GUEST: I brought an abstract painting from Paul Burlin, and I bought this about eight years ago from Concord's flea market.
APPRAISER: And what caught your eye with this painting in particular?
GUEST: It was folded when I saw it, and so I asked the person, and he said, "It's expensive." When I told him, "Well, what do you want?" And he told me $45. So I paid him $45. And I have had it for about seven, eight years, approximately.

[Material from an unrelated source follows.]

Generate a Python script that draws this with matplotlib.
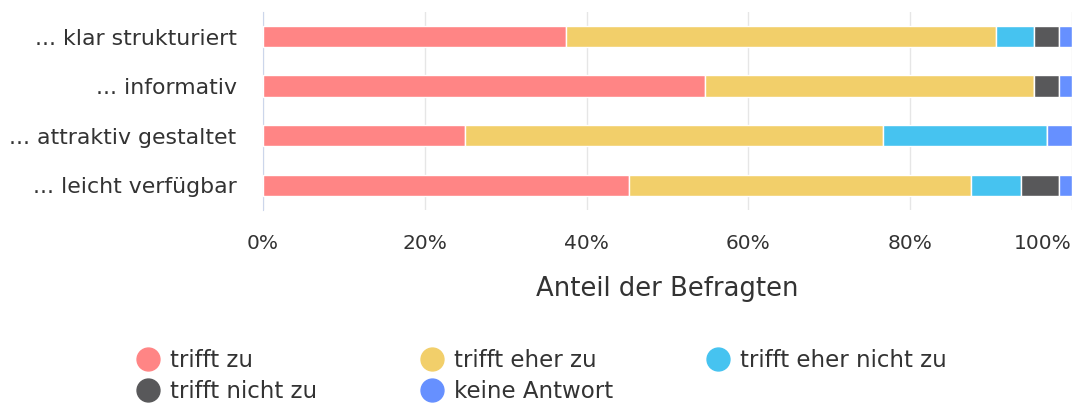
import matplotlib.pyplot as plt
from matplotlib.lines import Line2D
import numpy as np

plt.rcParams['font.family'] = ['DejaVu Sans']

categories = ["... klar strukturiert", "... informativ", "... attraktiv gestaltet", "... leicht verfügbar"]
series = ["trifft zu", "trifft eher zu", "trifft eher nicht zu", "trifft nicht zu", "keine Antwort"]
colors = ["#FF8585", "#F2CF6A", "#46C3F0", "#58585A", "#6690FF"]

# Anteile in Prozent, eine Liste je Antwort
trifft_zu = [37.5, 54.7, 25.0, 45.3]
eher_zu = [53.1, 40.6, 51.6, 42.2]
eher_nicht_zu = [4.7, 0.0, 20.3, 6.25]
nicht_zu = [3.1, 3.1, 0.0, 4.7]
keine_antwort = [1.6, 1.6, 3.1, 1.6]
values = [trifft_zu, eher_zu, eher_nicht_zu, nicht_zu, keine_antwort]

ticks = [0, 20, 40, 60, 80, 100]
tick_labels = ["0%", "20%", "40%", "60%", "80%", "100%"]

fig = plt.figure(figsize=(10.8, 4.07), dpi=100)
ax = fig.add_axes([0.2435, 0.484, 0.749, 0.487])

y = np.arange(len(categories))
left = np.zeros(len(categories))
for vals, col in zip(values, colors):
    vals = np.array(vals)
    ax.barh(y, vals, left=left, height=0.43, color=col, edgecolor="white", linewidth=1, zorder=3)
    left += vals

ax.set_ylim(len(categories) - 0.5, -0.5)
ax.set_xlim(0, 100)
ax.set_yticks(y)
ax.set_yticklabels(categories, fontsize=15.8, color="#333333")
ax.set_xticks(ticks)
ax.set_xticklabels(tick_labels, fontsize=14.5, color="#333333")
# letztes Label nach links schieben, damit es nicht abgeschnitten wird
ax.get_xticklabels()[-1].set_horizontalalignment("right")
ax.tick_params(axis="y", length=0, pad=19)
ax.tick_params(axis="x", length=0, pad=17)
ax.grid(axis="x", color="#e6e6e6", linewidth=1, zorder=0)
for s in ["top", "right", "bottom"]:
    ax.spines[s].set_visible(False)
ax.spines["left"].set_color("#ccd6eb")
ax.set_xlabel("Anteil der Befragten", fontsize=18.6, color="#333333", labelpad=17)

# Legende: drei Spalten mit fester Breite, zeilenweise gefuellt
handles = [Line2D([], [], marker="o", linestyle="", markersize=16.5, color=c) for c in colors]
col_x = [137, 421, 707]
for k, x0 in enumerate(col_x):
    idx = list(range(k, len(series), 3))
    leg = fig.legend([handles[i] for i in idx], [series[i] for i in idx],
                     loc="upper left", bbox_to_anchor=(x0 / 1080, 0.143), frameon=False,
                     fontsize=16.5, borderpad=0, borderaxespad=0, handletextpad=0.45,
                     labelspacing=0.375, handlelength=0.97, labelcolor="#333333")

fig.savefig("out.png", dpi=100)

APPRAISER: The artist is Paul Burlin. He is actually a 20th-century Modernist and Abstract Expressionist painter in the United States. He was born in New York.
GUEST: Uh-huh.
APPRAISER: And at an early age in his career, he actually worked in Santa Fe.
GUEST: Oh.
APPRAISER: And sent some works back to New York for which he became very celebrated. He was the youngest artist to be included in the seminal Armory Show of 1913 in New York.
GUEST: Oh.
APPRAISER: Born in 1886, and that show was in 1913.
GUEST: Ah-hah.
APPRAISER: He was always forward-thinking. Later in his career, after the Armory Show, he did return to the Southwest and was painting there. And after that, he also went to Europe, but he was always on the cutting edge. He was looking at what avant-garde artists and other artists were doing.
GUEST: Oh.
APPRAISER: And he was pushing himself to the limits in terms of the current artistic movements of the time.
GUEST: Mm-hmm.
APPRAISER: This represents this wonderful period right before his most Abstract Expressionist works, which were later in the '60s. He passed away in 1969.
GUEST: Uh-huh.
APPRAISER: So his works were a little bit more symbolist...
GUEST: Uh-huh.
APPRAISER: And a little bit more figurative right before he became much more abstractional in, in his compositions.
GUEST: Uh-huh.
APPRAISER: So I would date this painting to approximately the 1950s. He was also a teacher at some of the more important schools and associations.
GUEST: Oh!
APPRAISER: He taught at Woodstock. He taught at Provincetown. And he also taught at Washington University in St. Louis. But, generally, after the 1930s...
GUEST: Uh-huh.
APPRAISER: He was basically staying in New York. He began losing his eyesight in the 1950s.
GUEST: Uh-huh.
APPRAISER: And a lot of his works have to deal with this, but in a way, abstraction lent itself to that. If he was trying to be more representational and trying to get every single detail in the painting...
GUEST: Uh-huh.
APPRAISER: It would have been harder for him. This painting is oil on canvas. Why isn't the painting stretched? Did you ever...
GUEST: I did take it to get it stretched, but because his signature is so much at the bottom, we will not be able to show.
APPRAISER: I think it's, it's very easy to actually get it stretched...
GUEST: Uh-huh.
APPRAISER: And not touch the signature. When you frame it, you can put it into a shadow box frame, so you can actually see the edges, and then you can see the signature.
GUEST: uh-huh.
APPRAISER: Abstract Expressionism is one of the most popular collecting categories. There are not that many artists who you can find who are as influential as, as this artist.
GUEST: Uh-huh.
APPRAISER: If I was going to put this painting at auction today...
GUEST: Uh-huh.
APPRAISER: I'd put a conservative estimate auction on it of $20,000 to $30,000.
GUEST: Whoa! That's good! That's good news!
APPRAISER: A lot of the paintings by him that have come to, to auction...
GUEST: Uh-huh.
APPRAISER: Have gone considerably above their auction estimates.